What is the best solution for this kind of thing? I'm not actually sure. Since /opt doesn't have any special permissions, it will just get recreated when you go to install a package that does live in /opt, so this isn't a huge problem.
Comment by Greg (dolby) - Wednesday, 20 August 2008, 03:52 GMT
The best solution would be not installing stuff in /opt but thats irrelevant atm.
It isnt a problem for me at all, just thought id report this.
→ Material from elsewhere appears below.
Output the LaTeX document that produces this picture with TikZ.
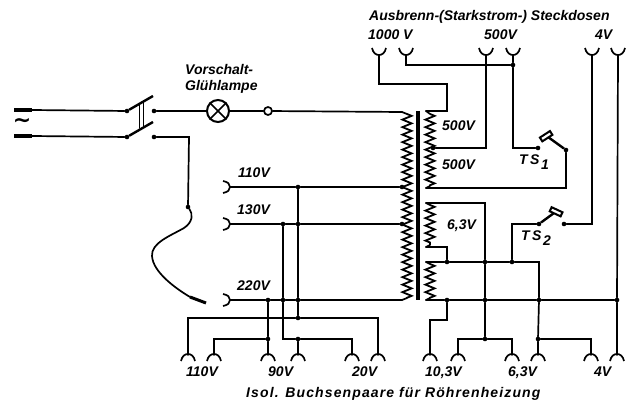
\documentclass[tikz,border=0pt]{standalone}
\usepackage{fontspec}
\setmainfont{Liberation Sans}
\newfontfamily\symf{DejaVu Sans}
\usetikzlibrary{decorations.pathmorphing}
\tikzset{
  wire/.style={line width=1.7pt,line join=miter,line cap=round,black},
  heavy/.style={line width=3.6pt,black},
  coil/.style={line width=1.8pt,black,decorate,decoration={zigzag,segment length=7.5pt,amplitude=4.6pt}},
  dot/.style={circle,fill=black,inner sep=0pt,minimum size=5pt},
  smalldot/.style={circle,fill=black,inner sep=0pt,minimum size=4.6pt},
  lab/.style={font=\fontsize{14}{15}\selectfont\bfseries\itshape,inner sep=0pt,anchor=mid west},
  sockU/.pic={\draw[line width=1.7pt] (-7,-7) .. controls (-6,-2) and (-3,0) .. (0,0) .. controls (3,0) and (6,-2) .. (7,-7);},
  sockN/.pic={\draw[line width=1.7pt] (-7,6) .. controls (-6,1) and (-3,-1) .. (0,-1) .. controls (3,-1) and (6,1) .. (7,6);},
  sockL/.pic={\draw[line width=1.7pt] (-7,-6) .. controls (-2,-5) and (0,-3) .. (0,0) .. controls (0,3) and (-2,5) .. (-7,6);}
}
\begin{document}
\begin{tikzpicture}[x=1pt,y=-1pt]
\useasboundingbox (0,0) rectangle (628,403);
% mains
\coordinate (inA) at (32,110); \coordinate (inB) at (32,136);
\coordinate (inA0) at (14,110); \coordinate (inB0) at (14,136);
\draw[heavy] (inA0) -- (inA); \draw[heavy] (inB0) -- (inB);
\node[smalldot] (swA) at (127,111) {}; \node[smalldot] (swB) at (127,137) {};
\coordinate (swAe) at (153,96); \coordinate (swBe) at (153,122);
\draw[wire] (inA) -- (swA); \draw[wire] (inB) -- (swB);
\draw[line width=2.4pt] (swA) -- (swAe); \draw[line width=2.4pt] (swB) -- (swBe);
\draw[wire] (139.5,103.5) -- (139.5,128); \draw[wire] (143.5,101.5) -- (143.5,126);
\node[inner sep=0pt] (ac) at (22,123) {\symf\bfseries\fontsize{22}{22}\selectfont ∼};
\node[smalldot] (ctA) at (154,111) {}; \node[smalldot] (ctB) at (154,137) {};
% lamp
\node[circle,draw,line width=2pt,minimum size=22pt,inner sep=0pt] (lamp) at (218,111) {};
\draw[line width=1.7pt] (lamp.north west) -- (lamp.south east) (lamp.north east) -- (lamp.south west);
\node[circle,draw,line width=1.7pt,fill=white,minimum size=8pt,inner sep=0pt] (term) at (268,111) {};
% transformer
\draw[line width=4.5pt] (418,111) -- (418,300);
\coordinate (pT) at (402,112); \coordinate (pB) at (402,300);
\draw[coil] (407,114) -- (407,298);
\draw[wire] (pT) -- (407,114) (pB) -- (407,298);
\draw[wire] (ctA) -- (lamp) -- (term) -- (pT);
% secondaries
\draw[coil] (430,114) -- (430,186);
\draw[coil] (430,205) -- (430,245);
\draw[coil] (430,264) -- (430,298);
\coordinate (s1T) at (426,111); \coordinate (s1B) at (426,188);
\coordinate (s2T) at (426,203); \coordinate (s2B) at (426,247);
\coordinate (s3T) at (426,262); \coordinate (s3B) at (426,300);
\draw[wire] (s1T) -- (430,114) (s1B) -- (430,186) (s2T) -- (430,205) (s2B) -- (430,245) (s3T) -- (430,264) (s3B) -- (430,298);
% top sockets
\coordinate (t1) at (379,55); \coordinate (t2) at (406,55); \coordinate (t3) at (486,55);
\coordinate (t4) at (513,55); \coordinate (t5) at (592,55); \coordinate (t6) at (618,55);
\foreach \c in {t1,t2,t3,t4,t5,t6} \path (\c) pic {sockU};
\node[smalldot] (tap) at (433,148) {};
\node[smalldot] (j500) at (513,65) {};
\node[smalldot] (ts1a) at (538,148) {};
\node[smalldot] (ts1p) at (566,150) {};
\draw[wire] (t1) -- (379,84) -- (447,84) -- (447,111) -- (s1T);
\draw[wire] (t2) -- (406,65) -- (j500);
\draw[wire] (t3) -- (486,148) -- (tap);
\draw[wire] (t4) -- (j500) -- (513,148) -- (ts1a);
\draw[wire] (ts1p) -- (566,188) -- (s1B);
\draw[line width=2.4pt] (ts1p) -- (548,137);
\draw[line width=2pt,fill=white,rotate around={33:(546,136)}] (540,134) rectangle (552,138.5);
% TS2
\node[smalldot] (ts2a) at (539,224) {};
\node[smalldot] (ts2c) at (564,224) {};
\draw[line width=2.4pt] (ts2a) -- (554,213);
\draw[line width=2pt,fill=white,rotate around={-25:(556,212)}] (550,209.5) rectangle (562,214);
% lower secondary wiring
\coordinate (b1) at (430,355); \coordinate (b2) at (458,355); \coordinate (b3) at (512,355);
\coordinate (b4) at (538,355); \coordinate (b5) at (591,355); \coordinate (b6) at (617,355);
\foreach \c in {b1,b2,b3,b4,b5,b6} \path (\c) pic {sockN};
\node[smalldot] (j262) at (447,262) {};
\node[smalldot] (j262b) at (485,262) {};
\node[smalldot] (j262c) at (512,262) {};
\node[smalldot] (j300) at (447,300) {};
\node[smalldot] (j300b) at (485,300) {};
\node[smalldot] (j300c) at (539,300) {};
\node[smalldot] (j300d) at (617,300) {};
\node[smalldot] (j339a) at (485,339) {};
\node[smalldot] (j339b) at (538,339) {};
\draw[wire] (s2T) -- (485,203) -- (j262b) -- (j300b) -- (j339a);
\draw[wire] (s2B) -- (447,247) -- (j262);
\draw[wire] (s3T) -- (j262) -- (j262b) -- (j262c) -- (539,262) -- (j300c) -- (j339b) -- (b4);
\draw[wire] (j262c) -- (512,224) -- (ts2a);
\draw[wire] (ts2c) -- (592,224) -- (t5);
\draw[wire] (t6) -- (j300d) -- (b6);
\draw[wire] (s3B) -- (j300) -- (j300b) -- (j300c) -- (j300d);
\draw[wire] (j300) -- (447,320) -- (430,320) -- (b1);
\draw[wire] (b2) -- (458,339) -- (j339a) -- (512,339) -- (b3);
\draw[wire] (j339b) -- (591,339) -- (b5);
% left sockets
\coordinate (l1) at (230,187); \coordinate (l2) at (230,224); \coordinate (l3) at (230,300);
\foreach \c in {l1,l2,l3} \path (\c) pic {sockL};
\node[smalldot] (p110) at (402,187) {};
\node[smalldot] (p130) at (402,224) {};
\node[smalldot] (v1) at (298,187) {};
\node[smalldot] (v2) at (298,224) {};
\node[smalldot] (v3) at (298,300) {};
\node[smalldot] (v4) at (298,318) {};
\node[smalldot] (u1) at (283,224) {};
\node[smalldot] (u2) at (283,300) {};
\node[smalldot] (w1) at (268,300) {};
\node[smalldot] (w2) at (268,339) {};
\node[smalldot] (x1) at (298,339) {};
\draw[wire] (l1) -- (v1) -- (p110);
\draw[wire] (l2) -- (u1) -- (v2) -- (p130);
\draw[wire] (l3) -- (w1) -- (u2) -- (v3) -- (pB);
\draw[wire] (v1) -- (v2) -- (v3) -- (v4);
\draw[wire] (u1) -- (u2) -- (283,339) -- (x1);
% bottom left sockets
\coordinate (a1) at (188,355); \coordinate (a2) at (214,355); \coordinate (a3) at (268,355);
\coordinate (a4) at (298,355); \coordinate (a5) at (352,355); \coordinate (a6) at (378,355);
\foreach \c in {a1,a2,a3,a4,a5,a6} \path (\c) pic {sockN};
\draw[wire] (a1) -- (188,318) -- (v4) -- (378,318) -- (a6);
\draw[wire] (w1) -- (w2) -- (a3);
\draw[wire] (a2) -- (214,339) -- (w2);
\draw[wire] (x1) -- (352,339) -- (a5);
\draw[wire] (x1) -- (a4);
% flexible lead
\node[smalldot] (flex) at (188,207) {};
\coordinate (flexE) at (190,297);
\draw[wire] (ctB) -- (189,137) -- (flex);
\draw[wire] (flex) .. controls (193,214) and (193,222) .. (184,228) .. controls (170,236) and (151,243) .. (152,256) .. controls (153,272) and (175,288) .. (flexE);
\draw[line width=3pt] (flexE) -- (206,303);
% labels
\node[lab] (n1) at (185,72) {Vorschalt-};
\node[lab] (n2) at (185,88) {Glühlampe};
\node[lab] (n3) at (369,18) {Ausbrenn-(Starkstrom-) Steckdosen};
\node[lab] (n4) at (368,37) {1000 V};
\node[lab] (n5) at (484,37) {500V};
\node[lab] (n6) at (595,37) {4V};
\node[lab] (n7) at (442,128) {500V};
\node[lab] (n8) at (442,167) {500V};
\node[lab] (n9) at (519,162) {T\,S};
\node[lab] (n10) at (541,167) {1};
\node[lab] (n11) at (447,227) {6,3V};
\node[lab] (n12) at (521,238) {T\,S};
\node[lab] (n13) at (543,243) {2};
\node[lab] (n14) at (238,175) {110V};
\node[lab] (n15) at (237,212) {130V};
\node[lab] (n16) at (237,288) {220V};
\node[lab] (n17) at (186,374) {110V};
\node[lab] (n18) at (268,374) {90V};
\node[lab] (n19) at (352,374) {20V};
\node[lab] (n20) at (425,374) {10,3V};
\node[lab] (n21) at (508,374) {6,3V};
\node[lab] (n22) at (594,374) {4V};
\node[lab] (n23) at (246,395) {\addfontfeature{LetterSpace=8}Isol. Buchsenpaare für Röhrenheizung};
\end{tikzpicture}
\end{document}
Feel free to close it if you want.
Comment by Dan McGee (toofishes) - Wednesday, 20 August 2008, 04:37 GMT
Aaron, got any thoughts on this one? One funky solution would be to place hidden files in directories that should never be removed so that they are never truely empty (e.g. /opt/.noremove). Another would be to hardcode....oh wait, I will never do that. I guess I don't have any real concrete solutions to this issue.
Comment by Xavier (shining) - Wednesday, 20 August 2008, 14:47 GMT
I understand the issue and admit that this behavior might look strange to the user.
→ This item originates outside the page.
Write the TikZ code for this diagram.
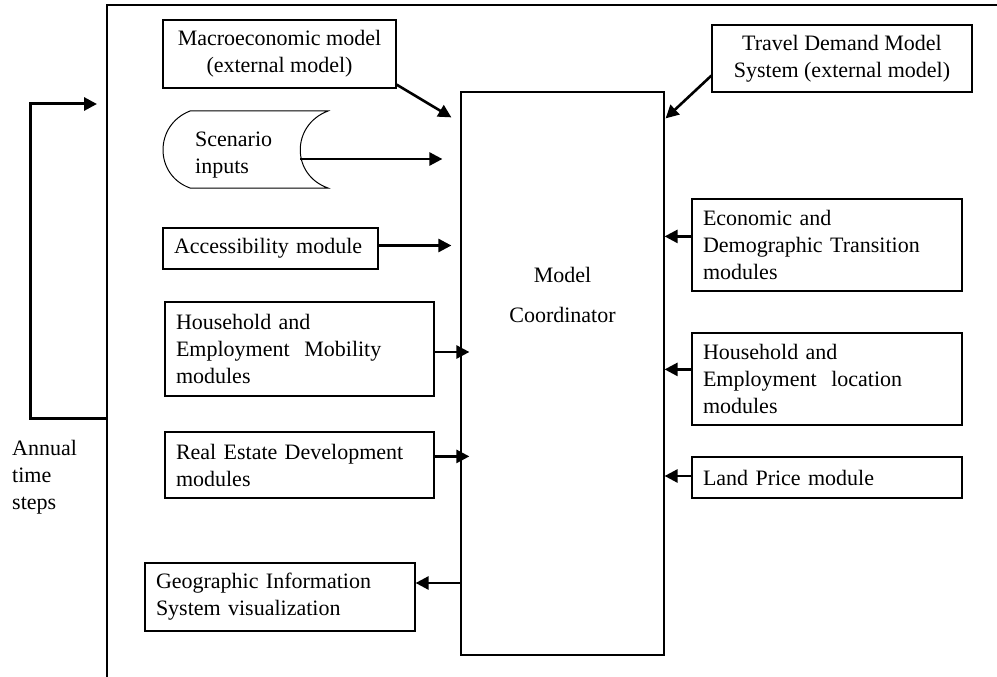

But until we find a real use case which could affect in a bad way every user during normal operation, I don't think this is worth fixing.
And I don't see any clean / magic solutions either :P
Comment by Aaron Griffin (phrakture) - Thursday, 28 August 2008, 18:40 GMT
My honest opinion is that we leave it be. The filesystem package is there to create the *original* hierarchy, but what a user does after the fact can change that. In any case, it will be "fixed" when filesystem is reinstalled.

I would actually say this is more of "an Arch problem" than a pacman one. pacman behaves as I'd expect it to.

I vote close with "Won't Fix" or "Not a Bug"
Comment by Xavier (shining) - Thursday, 28 August 2008, 18:44 GMT
I totally agree with Aaron.
So we have two votes to close it, dolby said "feel free to close it", and Dan said he didn't "have any real concrete solutions".
With all that, I will take the liberty to close it :)
Comment by Xavier (shining) - Saturday, 25 July 2009, 18:03 GMT
When removing a directory, why don't we just check existing packages to see if there is one owning this directory?
Comment by Xavier (shining) - Monday, 27 July 2009, 09:57 GMT
Answer to my previous question :
because this would require loading all local file lists from the local databases for most operations :
-S/-U when they involve upgrading of one package, and -R

But I think it was important to mention this in this bug report :
we do have a simple enough code solution for this problem, but the performance loss is not worth it.